= Filial mourning =

Imperial China bureaucratic practice

Filial mourning (丁憂 (丁忧, dīngyōu)) refers to a bureaucratic norm, practiced since the Han dynasty, whereby officials of the imperial government of China were obliged to resign their posts and return to their home upon the death of a parent or grandparent.

==Description==
The meaning of the phrase literally means 'to encounter worries/loss', i.e. bereavement. Once used to refer to all forms of mourning for one's parents, it evolved in meaning to refer only to the practice of officials resigning their posts for mourning.

The roots of the practice lie in the Confucianist focus on filial piety as a key virtue of government, and thus was instituted during the Western Han dynasty, when Confucianism first became the official ideology of the empire. During the mourning period, banqueting, marriage, official activities and participation in the imperial examinations are all proscribed. The length of the mourning period is nominally three years, though in practice it has been described as being between twenty-five and twenty-seven months; this is also in line with Confucian prescriptions, since it takes three years for a human child to be fully weaned. At the end of the period, officials will be returned to the same rank as their last previously served post.

Nonetheless, given the length of the mandatory mourning and the tight restrictions on political or public activity, this practice often had a negative effect on the career of officials. Measures did exist to allow the government to recall an official in mourning; this is often applied to key officials in the bureaucracy, who are unable to leave their duties immediately as prescribed, or in times of emergency. On the other hand, failure to report a deceased parent and submit to filial mourning was an offence, and officials were liable to be impeached upon discovery.

Even the emperor was subjected to filial mourning, though his indispensability to administrative duties means he need only mourn for 27 days, instead of months.

==Republic of Korea==
The custom of the three-year mourning period was introduced to Korea during the early Goryeo period, and continued only intermittently as many complained it was too long. It spread around the country during the late Goryeo period after the great Neo-Confucian scholar-official Chŏng Mong-ju (1337–1392) spent the entire three-year mourning period living in a shack beside his parents' graves. It became the norm among the Neo-Confucian literati class during the following Joseon period.

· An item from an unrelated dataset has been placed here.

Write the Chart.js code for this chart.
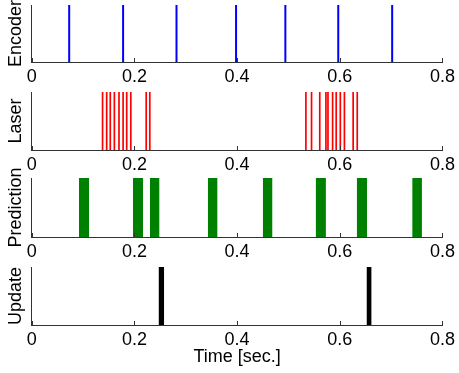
<!DOCTYPE html>
<html>
<head>
<meta charset="utf-8">
<script src="https://cdn.jsdelivr.net/npm/chart.js@4/dist/chart.umd.min.js"></script>
<style>
  html, body { margin: 0; padding: 0; background: #fff; }
  #wrap { position: relative; width: 459px; height: 373px; overflow: hidden; }
  #wrap canvas { position: absolute; left: 0; }
</style>
</head>
<body>
<div id="wrap"></div>
<script>
// x ticks
const timeTicks = [0, 0.2, 0.4, 0.6, 0.8];

// event times (sec.)
const encoderTimes = [0.073, 0.178, 0.282, 0.398, 0.494, 0.597, 0.702];
const laserTimes = [0.138, 0.146, 0.153, 0.161, 0.170, 0.178, 0.185, 0.193, 0.223, 0.230,
  0.534, 0.545, 0.561, 0.573, 0.577, 0.586, 0.593, 0.601, 0.609, 0.626, 0.634];
const predictionStart = [0.092, 0.197, 0.230, 0.343, 0.450, 0.553, 0.633, 0.741];
const predictionEnd = [0.112, 0.217, 0.249, 0.362, 0.469, 0.573, 0.653, 0.760];
const updateStart = [0.247, 0.652];
const updateEnd = [0.258, 0.662];

const FONT = '"Liberation Sans", Arial, Helvetica, sans-serif';
const AXIS = '#333333';

// vertical spikes from 0 to 1, broken with nulls
function spikes(times) {
  const pts = [];
  times.forEach((t) => {
    pts.push({x: t, y: 0}, {x: t, y: 1}, {x: t, y: null});
  });
  return pts;
}

// one filled block per interval
function blocks(starts, ends, color) {
  return starts.map((s, i) => ({
    data: [{x: s, y: 1}, {x: ends[i], y: 1}],
    fill: 'origin',
    backgroundColor: color,
    borderColor: 'rgba(0,0,0,0)',
    borderWidth: 0,
    pointRadius: 0
  }));
}

// matlab style ticks pointing into the axes
const innerTicks = {
  id: 'innerTicks',
  afterDatasetsDraw(chart) {
    const {ctx, chartArea, scales} = chart;
    const x = scales.x;
    ctx.save();
    ctx.strokeStyle = AXIS;
    ctx.lineWidth = 1;
    x.ticks.forEach((t) => {
      const px = Math.round(x.getPixelForValue(t.value)) + 0.5;
      ctx.beginPath();
      ctx.moveTo(px, chartArea.bottom);
      ctx.lineTo(px, chartArea.bottom - 4);
      ctx.stroke();
    });
    ctx.restore();
  }
};

const panels = [
  {label: 'Encoder', top: 5, bottom: 62.3, datasets: [{data: spikes(encoderTimes), borderColor: '#0000ff', borderWidth: 2, pointRadius: 0, spanGaps: false}]},
  {label: 'Laser', top: 91.7, bottom: 149.7, datasets: [{data: spikes(laserTimes), borderColor: '#ff0000', borderWidth: 1.7, pointRadius: 0, spanGaps: false}]},
  {label: 'Prediction', top: 178.3, bottom: 237.7, datasets: blocks(predictionStart, predictionEnd, '#008000')},
  {label: 'Update', top: 266.7, bottom: 325, datasets: blocks(updateStart, updateEnd, '#000000'), xTitle: 'Time [sec.]'}
];

const wrap = document.getElementById('wrap');
const PAD_TOP = 45;

panels.forEach((p, i) => {
  const xAxisH = p.xTitle ? (373 - p.bottom) : 40;
  const h = Math.round(PAD_TOP + (p.bottom - p.top) + xAxisH);
  const canvas = document.createElement('canvas');
  canvas.width = 459;
  canvas.height = h;
  canvas.style.top = (p.top - PAD_TOP) + 'px';
  wrap.appendChild(canvas);

  new Chart(canvas, {
    type: 'line',
    data: {datasets: p.datasets},
    plugins: [innerTicks],
    options: {
      responsive: false,
      animation: false,
      events: [],
      layout: {padding: {top: PAD_TOP, right: 15.3, left: 0, bottom: 0}},
      plugins: {legend: {display: false}, tooltip: {enabled: false}},
      scales: {
        x: {
          type: 'linear',
          min: 0,
          max: 0.8,
          afterBuildTicks: (scale) => { scale.ticks = timeTicks.map((v) => ({value: v})); },
          afterFit: (scale) => { scale.height = xAxisH; },
          grid: {display: false, drawTicks: false},
          border: {display: true, color: AXIS, width: 1},
          ticks: {
            color: '#000',
            padding: 4,
            font: {family: FONT, size: 18},
            callback: (v) => String(v)
          },
          title: {
            display: !!p.xTitle,
            text: p.xTitle || '',
            color: '#000',
            font: {family: FONT, size: 18},
            padding: {top: 0, bottom: 5}
          }
        },
        y: {
          min: 0,
          max: 1,
          afterFit: (scale) => { scale.width = 31.7; },
          grid: {display: false, drawTicks: false},
          border: {display: true, color: AXIS, width: 1},
          ticks: {display: false},
          title: {
            display: true,
            text: p.label,
            color: '#000',
            font: {family: FONT, size: 18},
            padding: {top: 5, bottom: 0}
          }
        }
      }
    }
  });
});
</script>
</body>
</html>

Hence, when a parent died, people were expected to build a shack beside their parent's grave and stay there till the three-year period was over. Over the three years, they abstained from meat and liquor and did not sleep with their wives.

Among more traditional Korean families a modified form of filial mourning is still practiced. One who has lost a parent is supposed to keep a low profile for three years, avoiding "pleasures".